Boxplots are one data format you may see on the GRE Data Interpretation questions. First, try these practice questions.

(*The following diagram applies to questions #1-3*)

The following boxplot shows the 2012 season runs batted in (RBIs) of 280 American League batters (the top 280 batters in terms of number of plate appearances).

1) What is the size of the IQR of this distribution?

- 25
- 47
- 56
- 83
- 140

2) How many AL hitters hit more than 25 RBIs in 2012?

- 9
- 56
- 83
- 114
- 140

3) B. J. Upton of the Tampa Bay Rays hit 78 RBIs in 2012; this is the 90th percentile value on this chart. How many players hit between 56 and 78 RBIs?

- 14
- 22
- 28
- 34
- 42

(BTW, that max value of 139 RBIs is Miguel Cabrera, after his extraordinary Triple Crown year.)

## Five-number summary

In this previous post, I discussed the idea of quartiles and IQR, tools that statisticians use to “chunk” a data set. Sometimes, statisticians add to this the median & minimum & maximum to create something called the “**five-number summary**”

1. maximum

2. third quarter, Q3, the 75th percentile

3. median, 50th percentile

4. first quartile, Q1, the 25th percentile

5. minimum

The beauty of the five-number summary is that it divides the entire data set into quarters — between any two numbers on the five-number summary is exactly 25% of the data.

## A visual approach

Because statisticians, like all human beings, are highly visual folks, they created a visual way to display the five-number summary. This visual form is called a **boxplot**. Boxplots were created by the brilliant statistician John Tukey in 1977. The five vertical lines represent the five numbers of the five-number summary, and the “box” in the middle, from Q1 to Q3, represents the IQR, i.e., the middle 50% of the data. Between any two adjacent vertical lines are 25% of the data points.

## Strikeouts

Here’s an example of a boxplot using real baseball data. The data here are the 2012 season total for strikeouts pitched (by all National League pitchers who pitched at least 75 innings in the season).

Half of all the NL pitchers here pitched between Q1 = 83 and Q3 = 161 strikeouts in the year — these are the pitchers in the IQR, the big blue box in the center. Only 25% of the pitchers in this group struck out fewer than 83 batters— this “bottom 25%” is on the “lower arm”, from 38 to 83. Only 25% of these pitchers struck out more than 161 batters in the 2012 season —- this “top 25%” is on the “upper arm”, from 161 to 230. (BTW, that maximum value, 230 strikeouts, is R. A. Dickey, the knuckleball star pitcher of the NY Mets!) On a Data Interpretation question, ETS could give you a boxplot and expect you to read all the five-number summary information (including percentiles) from it.

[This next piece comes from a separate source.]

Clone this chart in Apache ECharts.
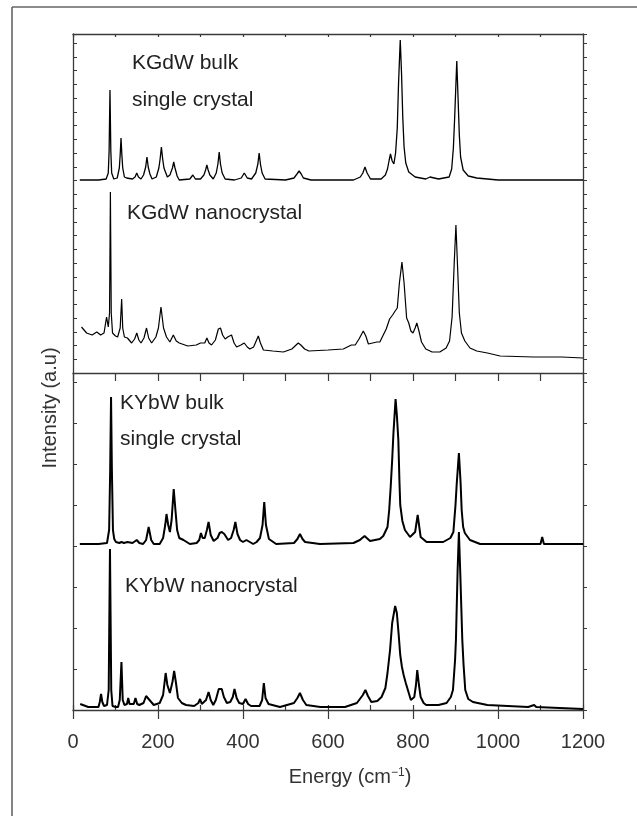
<!DOCTYPE html>
<html>
<head>
<meta charset="utf-8">
<script src="https://cdn.jsdelivr.net/npm/echarts@6.0.0/dist/echarts.min.js"></script>
<style>
  html, body { margin: 0; padding: 0; background: #fff; }
  #chart { width: 637px; height: 816px; }
</style>
</head>
<body>
<div id="chart"></div>
<script>
// Raman spectra: [energy cm-1, intensity a.u.]
const energyTicks = [0, 200, 400, 600, 800, 1000, 1200];

const kgdwBulk = [[16,193],[60,193],[78,194],[83,200],[85,222],[87,283],[89,222],[91,200],[96,194],[104,195],[109,205],[111,218],[113,235],[115,218],[117,205],[121,196],[126,195],[140,194],[146,196],[150,200],[154,196],[160,194],[166,198],[171,206],[174,216],[177,206],[181,199],[186,194],[196,196],[202,205],[205,214],[208,226],[211,214],[214,205],[222,196],[228,198],[234,205],[237,211],[240,205],[245,197],[250,193],[275,194],[282,198],[288,194],[300,194],[308,198],[312,203],[315,208],[318,203],[322,198],[330,194],[337,200],[341,209],[344,221],[347,209],[351,200],[358,194],[380,193],[396,195],[403,200],[410,195],[420,194],[430,200],[435,209],[438,220],[441,209],[445,200],[452,194],[500,193],[520,195],[527,199],[532,202],[537,199],[542,195],[560,193],[660,193],[676,196],[682,200],[687,206],[692,200],[700,194],[725,194],[735,198],[740,204],[744,213],[747,219],[751,212],[755,209],[759,220],[763,245],[766,290],[770,333],[773,300],[776,255],[779,226],[783,210],[790,201],[805,196],[830,194],[840,196],[860,194],[885,196],[891,204],[895,225],[898,255],[903,312],[906,275],[909,238],[912,216],[918,203],[930,197],[950,195],[975,194],[1000,193],[1200,193]];

const kgdwNano = [[20,46],[32,40],[45,38],[56,41],[65,38],[73,40],[79,56],[83,46],[86,60],[88,181],[90,60],[93,40],[100,37],[105,36],[111,45],[114.5,74],[117,45],[121,36],[128,35],[138,30],[145,34],[150,40],[155,33],[160,30],[167,35],[173,45],[178,35],[185,30],[195,36],[201,45],[207,66],[213,45],[220,36],[228,31],[236,38],[243,32],[250,30],[270,27],[290,28],[300,30],[310,30],[315,35],[320,30],[326,28],[335,33],[342,44],[347,45],[352,38],[358,34],[364,36],[373,38],[379,30],[385,26],[395,28],[403,30],[410,26],[416,24],[425,26],[431,32],[436,37],[441,30],[448,23],[470,22],[495,21],[515,24],[525,28],[530,30],[536,28],[545,24],[555,22],[600,23],[636,24],[655,28],[664,28],[673,34],[683,42],[689,37],[695,29],[705,30],[715,31],[722,31],[730,38],[737,44],[745,54],[752,58],[758,62],[763,65],[768,90],[774,111],[779,90],[785,55],[790,50],[795,42],[800,40],[805,45],[809,50],[814,42],[820,31],[830,24],[845,21],[863,21],[878,25],[886,32],[892,56],[897,110],[901,148],[905,105],[909,60],[914,40],[922,32],[934,25],[950,22],[975,20],[1005,17],[1083,16],[1150,16],[1200,15]];

const kybwBulk = [[16,166],[45,166],[60,166],[80,167],[85,180],[87.5,240],[89.5,313],[91.5,240],[94,180],[97,171],[101,168],[109,167],[114,168],[120,167],[128,168],[140,167],[150,170],[156,167],[165,166],[172,170],[178,183],[184,170],[190,166],[204,166],[212,172],[217,185],[220,196],[224,185],[228,178],[232,190],[237,221],[241,200],[245,180],[250,172],[260,170],[275,166],[291,167],[297,170],[301,177],[305,172],[310,172],[315,180],[319,188],[324,175],[331,169],[340,172],[345,177],[350,178],[356,176],[365,170],[372,172],[378,180],[382,188],[387,176],[393,170],[400,168],[408,170],[416,168],[424,166],[432,168],[440,172],[446,185],[450,208],[454,185],[461,171],[478,166],[520,167],[528,171],[534,176],[540,171],[546,168],[581,166],[660,167],[675,170],[686,174],[699,169],[722,171],[730,174],[740,183],[744,200],[747.5,223],[751,250],[754,277],[759,311],[762,295],[765.5,270],[768,230],[770,205],[775,189],[781,180],[793,173],[805,178],[811,195],[818,173],[832,168],[871,168],[888,172],[895,178],[900,205],[903,227],[908,257],[912,227],[914.5,200],[918,183],[922,177],[934,170],[958,166],[1100,166],[1104,173],[1108,166],[1200,166]];

const kybwNano = [[17,6],[36,3],[60,3],[63,8],[66,16],[69,8],[73,4],[80,5],[84,20],[87,161],[90,20],[93,4],[100,3],[106,3],[110,10],[114,48],[117,10],[121,5],[127,6],[130,12],[133,6],[137,4],[143,6],[147,12],[151,6],[156,5],[166,7],[172,14],[175,16],[180,10],[190,5],[204,7],[212,15],[218,37],[222,25],[228,17],[234,28],[238,39],[242,28],[247,12],[256,7],[266,5],[285,4],[295,7],[299,11],[303,6],[307,5],[313,10],[319,18],[324,10],[330,5],[336,10],[343,21],[350,21],[355,13],[362,7],[370,8],[376,13],[380,21],[385,12],[391,7],[400,6],[406,11],[412,6],[419,4],[439,4],[445,10],[449,27],[453,12],[460,6],[487,3],[520,7],[528,12],[534,17],[541,10],[549,5],[582,3],[640,3],[668,7],[682,15],[688,20],[694,14],[702,8],[716,9],[726,13],[735,22],[740,37],[746,60],[751,87],[758,104],[762,97],[766,77],[770,55],[774,43],[778,35],[783,27],[795,10],[803,13],[807,25],[810,40],[814,25],[818,13],[825,7],[831,5],[860,5],[879,7],[889,13],[894,20],[899,50],[901,70],[905,140],[908,178],[911,140],[916,70],[919,45],[923,20],[930,11],[941,8],[975,5],[1071,3],[1085,5],[1090,3],[1200,1]];

const spectrumLabels = [
  { text: 'KGdW bulk', x: 132, y: 63 },
  { text: 'single crystal', x: 132, y: 100 },
  { text: 'KGdW nanocrystal', x: 127, y: 213 },
  { text: 'KYbW bulk', x: 120, y: 403 },
  { text: 'single crystal', x: 120, y: 439 },
  { text: 'KYbW nanocrystal', x: 125, y: 586 }
];

const FONT = '"Liberation Sans", Arial, Helvetica, sans-serif';
const AXIS = '#3a3a3a';

const chart = echarts.init(document.getElementById('chart'), null, { renderer: 'canvas' });

function xAx(grid, position, interval, tickLen, inside, showLine, showLabel) {
  return {
    type: 'value', gridIndex: grid, position: position,
    min: energyTicks[0], max: energyTicks[energyTicks.length - 1], interval: interval,
    axisLine: { show: showLine, onZero: false, lineStyle: { color: AXIS, width: 1.3 } },
    axisTick: { show: true, inside: inside, length: tickLen, lineStyle: { color: AXIS, width: 1.2 } },
    axisLabel: {
      show: showLabel, margin: 22, fontSize: 20, color: '#333', fontFamily: FONT,
      hideOverlap: false, showMinLabel: true, showMaxLabel: true,
      formatter: function (v) { return String(v); }
    },
    splitLine: { show: false }
  };
}

function yAx(grid, position, max, interval, inside) {
  return {
    type: 'value', gridIndex: grid, position: position,
    min: 0, max: max, interval: interval,
    axisLine: { show: true, onZero: false, lineStyle: { color: AXIS, width: 1.3 } },
    axisTick: { show: true, inside: inside, length: 4, lineStyle: { color: AXIS, width: 1 } },
    axisLabel: { show: false },
    splitLine: { show: false }
  };
}

const option = {
  animation: false,
  backgroundColor: '#fff',
  grid: [
    { left: 73, right: 54, top: 34, height: 339, containLabel: false, outerBoundsMode: 'none' },
    { left: 73, right: 54, top: 373, height: 337, containLabel: false, outerBoundsMode: 'none' }
  ],
  xAxis: [
    xAx(0, 'bottom', 100, 8, false, true, false),
    xAx(0, 'top', 100, 3, true, true, false),
    xAx(1, 'bottom', 200, 9, false, true, true),
    xAx(1, 'bottom', 100, 5, true, false, false)
  ],
  yAxis: [
    yAx(0, 'left', 339, 13.75, true),
    yAx(0, 'right', 339, 13.75, false),
    yAx(1, 'left', 337, 41, true),
    yAx(1, 'right', 337, 41, false)
  ],
  series: [
    { type: 'line', name: 'KGdW bulk', xAxisIndex: 0, yAxisIndex: 0, data: kgdwBulk,
      showSymbol: false, lineStyle: { color: '#000', width: 1.3 } },
    { type: 'line', name: 'KGdW nano', xAxisIndex: 0, yAxisIndex: 0, data: kgdwNano,
      showSymbol: false, lineStyle: { color: '#000', width: 1.2 } },
    { type: 'line', name: 'KYbW bulk', xAxisIndex: 2, yAxisIndex: 2, data: kybwBulk,
      showSymbol: false, lineStyle: { color: '#000', width: 2 } },
    { type: 'line', name: 'KYbW nano', xAxisIndex: 2, yAxisIndex: 2, data: kybwNano,
      showSymbol: false, lineStyle: { color: '#000', width: 2 } }
  ],
  graphic: [
    // outer frame (left and top edges only)
    { type: 'line', shape: { x1: 12, y1: 7, x2: 12, y2: 816 }, style: { stroke: '#666', lineWidth: 1.6 } },
    { type: 'line', shape: { x1: 12, y1: 7, x2: 637, y2: 7 }, style: { stroke: '#666', lineWidth: 1.6 } },
    {
      type: 'text', x: 50, y: 408, rotation: Math.PI / 2,
      style: { text: 'Intensity (a.u)', font: '20px ' + FONT, fill: '#333',
        align: 'center', verticalAlign: 'middle', textAlign: 'center', textVerticalAlign: 'middle' }
    },
    {
      type: 'text', x: 350, y: 777,
      style: {
        text: 'Energy (cm{sup|−1})', font: '20px ' + FONT, fill: '#333',
        align: 'center', verticalAlign: 'middle', textAlign: 'center', textVerticalAlign: 'middle',
        rich: { sup: { fontSize: 12, fontFamily: FONT, fill: '#333', verticalAlign: 'top', padding: [0, 0, 6, 0] } }
      }
    }
  ].concat(spectrumLabels.map(function (l) {
    return {
      type: 'text', x: l.x, y: l.y,
      style: { text: l.text, font: '21px ' + FONT, fill: '#222',
        align: 'left', verticalAlign: 'middle', textAlign: 'left', textVerticalAlign: 'middle' }
    };
  }))
};

chart.setOption(option);
window.addEventListener('resize', function () { chart.resize(); });
</script>
</body>
</html>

If you found the practice questions difficult the first time around, you may want to go back and give them another look, before you read the solutions below.

## Practice questions explanations

1) The IQR is the distance from Q1 to Q3. From the boxplot, we read that Q1 = 9 and Q3 = 56, and the difference between them is 56 – 9 = **47**. Answer = **B**

2) From the boxplot, we read that 25 RBIs is the median, so that number divides the list in half. There are 280 hitters on this list: half must be above the median, and half below. Therefore, there are **140** hitters above the median value of 25 RBIs. Answer = **E**.

3) Upton, at 78 RBIs, is the 90th percentile. From the boxplot, we read that 56 RBIs, is Q3, i.e. the 75th percentile. Between the 75th percentile and the 90th percentile is 15% of the list. There are 280 hitters on the list, so 15% of 280 = 0.15*280 = 42. There are **42** hitters between 56 RBIs and 78 RBIs. Answer = **E**.